▽
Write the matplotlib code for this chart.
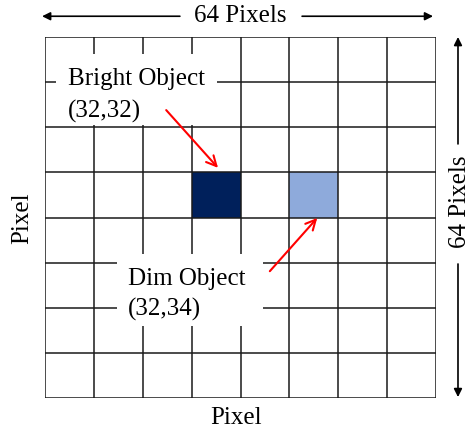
△
▽
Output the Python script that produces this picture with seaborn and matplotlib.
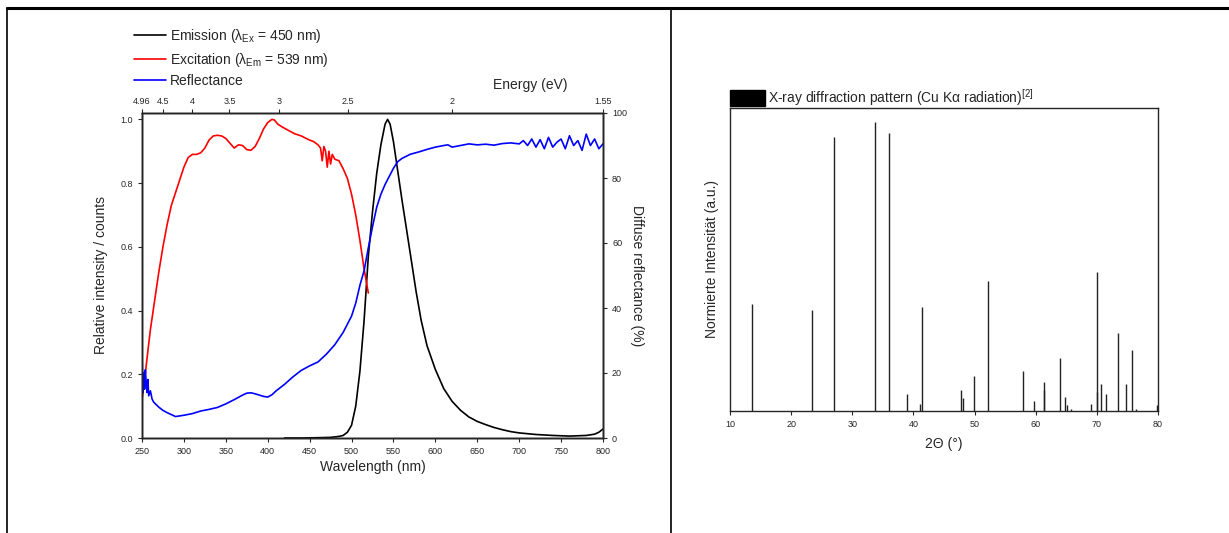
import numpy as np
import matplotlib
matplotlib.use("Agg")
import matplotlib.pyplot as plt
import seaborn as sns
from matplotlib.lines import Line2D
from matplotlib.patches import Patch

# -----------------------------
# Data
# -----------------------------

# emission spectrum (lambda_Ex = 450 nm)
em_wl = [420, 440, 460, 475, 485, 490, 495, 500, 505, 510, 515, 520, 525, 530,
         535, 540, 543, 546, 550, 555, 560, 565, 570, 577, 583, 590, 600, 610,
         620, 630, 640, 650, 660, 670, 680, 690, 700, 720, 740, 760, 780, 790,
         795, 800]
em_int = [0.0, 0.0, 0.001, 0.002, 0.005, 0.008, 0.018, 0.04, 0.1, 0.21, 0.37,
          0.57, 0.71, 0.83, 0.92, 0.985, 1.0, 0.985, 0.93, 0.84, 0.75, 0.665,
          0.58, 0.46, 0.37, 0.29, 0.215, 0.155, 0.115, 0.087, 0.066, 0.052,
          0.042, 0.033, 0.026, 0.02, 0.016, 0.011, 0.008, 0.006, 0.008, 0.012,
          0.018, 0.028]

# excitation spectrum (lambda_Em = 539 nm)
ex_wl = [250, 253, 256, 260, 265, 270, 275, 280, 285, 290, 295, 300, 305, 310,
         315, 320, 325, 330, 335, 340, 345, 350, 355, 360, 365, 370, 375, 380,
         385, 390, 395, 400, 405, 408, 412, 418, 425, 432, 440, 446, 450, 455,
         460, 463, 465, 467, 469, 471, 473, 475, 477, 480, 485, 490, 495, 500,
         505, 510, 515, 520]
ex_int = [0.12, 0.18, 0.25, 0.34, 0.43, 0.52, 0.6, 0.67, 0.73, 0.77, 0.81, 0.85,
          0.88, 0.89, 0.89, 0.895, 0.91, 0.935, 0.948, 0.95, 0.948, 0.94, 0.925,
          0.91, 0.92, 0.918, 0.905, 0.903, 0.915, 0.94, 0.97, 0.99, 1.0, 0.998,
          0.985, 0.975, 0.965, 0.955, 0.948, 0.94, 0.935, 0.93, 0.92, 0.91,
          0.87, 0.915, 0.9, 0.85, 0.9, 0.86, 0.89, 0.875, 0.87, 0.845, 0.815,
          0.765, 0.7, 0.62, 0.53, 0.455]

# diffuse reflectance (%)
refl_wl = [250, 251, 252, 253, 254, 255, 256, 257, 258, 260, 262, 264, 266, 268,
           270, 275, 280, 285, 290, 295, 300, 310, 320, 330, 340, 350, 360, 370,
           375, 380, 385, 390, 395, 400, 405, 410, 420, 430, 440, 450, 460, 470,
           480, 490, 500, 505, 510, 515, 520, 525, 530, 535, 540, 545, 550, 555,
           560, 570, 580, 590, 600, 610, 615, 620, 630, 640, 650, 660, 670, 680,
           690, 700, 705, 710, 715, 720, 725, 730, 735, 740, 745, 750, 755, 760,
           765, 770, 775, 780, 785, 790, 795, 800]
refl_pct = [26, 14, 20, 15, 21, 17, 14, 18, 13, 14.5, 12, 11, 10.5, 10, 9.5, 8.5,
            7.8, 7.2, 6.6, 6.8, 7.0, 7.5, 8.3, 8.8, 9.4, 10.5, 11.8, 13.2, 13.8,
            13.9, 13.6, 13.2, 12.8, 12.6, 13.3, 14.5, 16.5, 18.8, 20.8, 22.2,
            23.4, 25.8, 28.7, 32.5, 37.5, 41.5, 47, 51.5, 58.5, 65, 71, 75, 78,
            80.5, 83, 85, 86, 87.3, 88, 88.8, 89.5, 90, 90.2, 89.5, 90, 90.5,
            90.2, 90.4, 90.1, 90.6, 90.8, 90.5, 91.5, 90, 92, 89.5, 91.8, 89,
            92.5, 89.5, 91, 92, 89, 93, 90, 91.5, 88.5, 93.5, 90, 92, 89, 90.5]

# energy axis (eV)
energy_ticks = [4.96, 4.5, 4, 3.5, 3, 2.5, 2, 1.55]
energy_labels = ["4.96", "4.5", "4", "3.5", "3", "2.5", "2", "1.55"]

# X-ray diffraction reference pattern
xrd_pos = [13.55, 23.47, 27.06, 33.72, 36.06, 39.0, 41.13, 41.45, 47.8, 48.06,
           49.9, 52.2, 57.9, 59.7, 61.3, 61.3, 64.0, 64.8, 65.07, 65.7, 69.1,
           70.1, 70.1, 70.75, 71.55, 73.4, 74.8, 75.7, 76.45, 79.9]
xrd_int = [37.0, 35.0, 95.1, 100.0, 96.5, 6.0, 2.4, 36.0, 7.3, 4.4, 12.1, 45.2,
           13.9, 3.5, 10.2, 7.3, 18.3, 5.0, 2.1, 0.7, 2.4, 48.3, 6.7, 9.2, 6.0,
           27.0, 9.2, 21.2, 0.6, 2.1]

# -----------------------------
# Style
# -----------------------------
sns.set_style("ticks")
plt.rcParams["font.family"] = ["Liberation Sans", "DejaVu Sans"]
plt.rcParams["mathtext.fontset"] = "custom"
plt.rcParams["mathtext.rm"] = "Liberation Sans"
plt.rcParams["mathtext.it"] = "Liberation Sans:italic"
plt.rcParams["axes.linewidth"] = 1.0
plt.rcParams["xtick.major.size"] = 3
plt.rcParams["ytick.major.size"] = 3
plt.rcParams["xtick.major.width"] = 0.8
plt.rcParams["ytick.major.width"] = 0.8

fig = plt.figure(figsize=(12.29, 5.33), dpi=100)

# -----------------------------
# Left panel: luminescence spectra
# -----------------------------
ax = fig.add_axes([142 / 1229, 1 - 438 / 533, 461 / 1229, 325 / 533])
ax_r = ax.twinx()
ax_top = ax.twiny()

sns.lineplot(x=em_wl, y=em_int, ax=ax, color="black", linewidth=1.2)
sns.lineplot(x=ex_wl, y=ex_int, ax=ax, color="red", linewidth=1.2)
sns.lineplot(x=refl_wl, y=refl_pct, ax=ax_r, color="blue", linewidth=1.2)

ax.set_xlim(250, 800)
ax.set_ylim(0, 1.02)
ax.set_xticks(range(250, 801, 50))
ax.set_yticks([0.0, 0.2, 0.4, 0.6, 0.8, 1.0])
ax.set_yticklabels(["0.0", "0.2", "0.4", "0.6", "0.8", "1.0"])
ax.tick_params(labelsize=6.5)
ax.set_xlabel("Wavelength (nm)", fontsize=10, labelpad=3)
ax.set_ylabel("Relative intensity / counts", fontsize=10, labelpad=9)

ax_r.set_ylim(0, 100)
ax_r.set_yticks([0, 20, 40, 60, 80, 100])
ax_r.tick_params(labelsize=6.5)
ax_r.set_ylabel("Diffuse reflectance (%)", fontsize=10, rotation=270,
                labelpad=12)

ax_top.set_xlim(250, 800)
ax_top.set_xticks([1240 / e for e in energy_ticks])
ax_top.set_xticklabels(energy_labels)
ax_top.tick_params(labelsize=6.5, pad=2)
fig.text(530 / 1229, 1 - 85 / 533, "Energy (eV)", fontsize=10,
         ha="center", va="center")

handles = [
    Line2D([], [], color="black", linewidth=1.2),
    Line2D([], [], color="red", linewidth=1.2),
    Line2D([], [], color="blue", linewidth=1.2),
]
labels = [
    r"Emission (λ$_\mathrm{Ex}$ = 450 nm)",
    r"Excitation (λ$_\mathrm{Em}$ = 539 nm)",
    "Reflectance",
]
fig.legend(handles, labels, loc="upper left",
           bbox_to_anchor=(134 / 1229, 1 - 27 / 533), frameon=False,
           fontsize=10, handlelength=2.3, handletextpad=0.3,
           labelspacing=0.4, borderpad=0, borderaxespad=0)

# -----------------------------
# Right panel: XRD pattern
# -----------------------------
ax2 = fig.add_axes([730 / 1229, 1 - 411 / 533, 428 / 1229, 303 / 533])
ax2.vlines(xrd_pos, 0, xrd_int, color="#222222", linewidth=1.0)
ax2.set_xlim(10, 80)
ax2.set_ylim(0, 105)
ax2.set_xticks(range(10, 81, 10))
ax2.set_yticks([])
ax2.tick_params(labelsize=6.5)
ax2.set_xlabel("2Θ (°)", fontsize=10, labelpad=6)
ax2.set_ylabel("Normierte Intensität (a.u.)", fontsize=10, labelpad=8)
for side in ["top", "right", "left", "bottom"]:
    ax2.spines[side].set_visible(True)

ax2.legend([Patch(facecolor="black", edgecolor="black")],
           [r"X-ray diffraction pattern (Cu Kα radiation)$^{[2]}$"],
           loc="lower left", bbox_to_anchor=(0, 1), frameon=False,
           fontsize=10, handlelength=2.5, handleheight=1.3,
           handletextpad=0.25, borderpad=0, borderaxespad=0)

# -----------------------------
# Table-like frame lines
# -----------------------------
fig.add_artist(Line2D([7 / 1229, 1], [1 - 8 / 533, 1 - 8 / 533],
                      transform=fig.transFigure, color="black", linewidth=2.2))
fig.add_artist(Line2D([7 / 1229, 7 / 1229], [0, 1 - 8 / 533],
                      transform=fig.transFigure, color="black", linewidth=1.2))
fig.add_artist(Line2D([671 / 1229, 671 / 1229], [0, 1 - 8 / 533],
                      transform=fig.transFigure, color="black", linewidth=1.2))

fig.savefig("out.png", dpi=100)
△
What the exercise asks »
Pictures do not belong in the copy. Reproduce exactly the lines from the one with "Output the Python" to the one with "from matplotlib.patches import Patch", both lines included.

Expected answer »
Output the Python script that produces this picture with seaborn and matplotlib.
import numpy as np
import matplotlib
matplotlib.use("Agg")
import matplotlib.pyplot as plt
import seaborn as sns
from matplotlib.lines import Line2D
from matplotlib.patches import Patch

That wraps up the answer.